Welcome back to DC Lite: Daily Chartbook’s free, entry-level newsletter containing 5 of the day’s best charts & insights.

1. Rate expectations. "The rates market has gone from pricing in over 60 bps rate cuts for this year before the Iran war, to 10 bps of hikes now. But it is still less than by what inflation is expected to rise on the back of the energy shock. The net result ... is that real rates are expected to become more stimulative (ie less restrictive) over at least the next 12 months, even though the nominal rate is expected to be higher."

2. Jobless claims. Initial claims rose by 5k to 210k (in line) during the third week of March. Meanwhile, continuing claims dropped by 32k to 1,819k (vs. 1,850k est), the lowest since May'24.

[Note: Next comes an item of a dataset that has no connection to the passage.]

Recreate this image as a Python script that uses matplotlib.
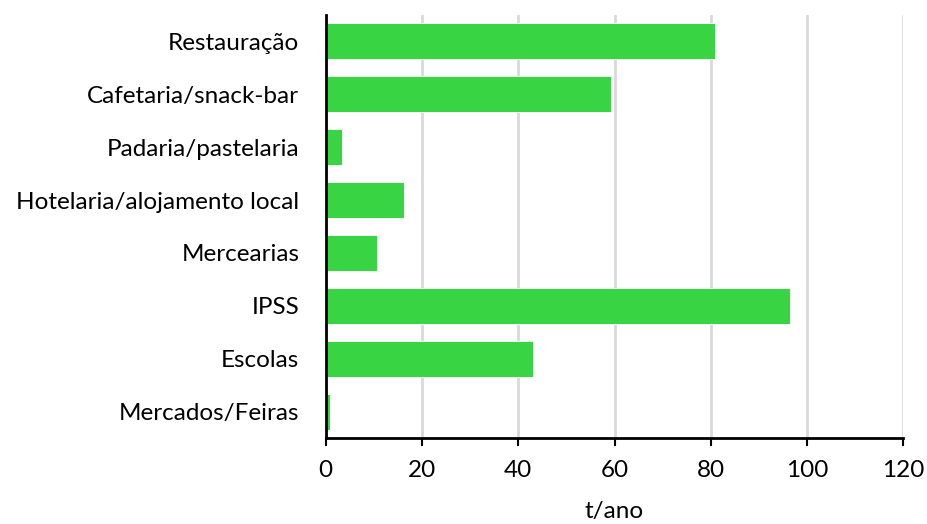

3. Implied cash allocation. "Still-low cash allocations by historical standards present a headwind to both equities and bonds going forward for as long as geopolitical and macro uncertainty remain elevated".

4. Call volume. "Net call volume is at the lowest level since the April trade tantrums of 2025. During times when it goes extremely negative durable lows have been formed in the past. Worth watching this for any signs of capitulation. None as of yet."

5. Retail activity. "Retail investors are showing early signs of rotation toward a more defensive stance - across both ETFs and single stocks."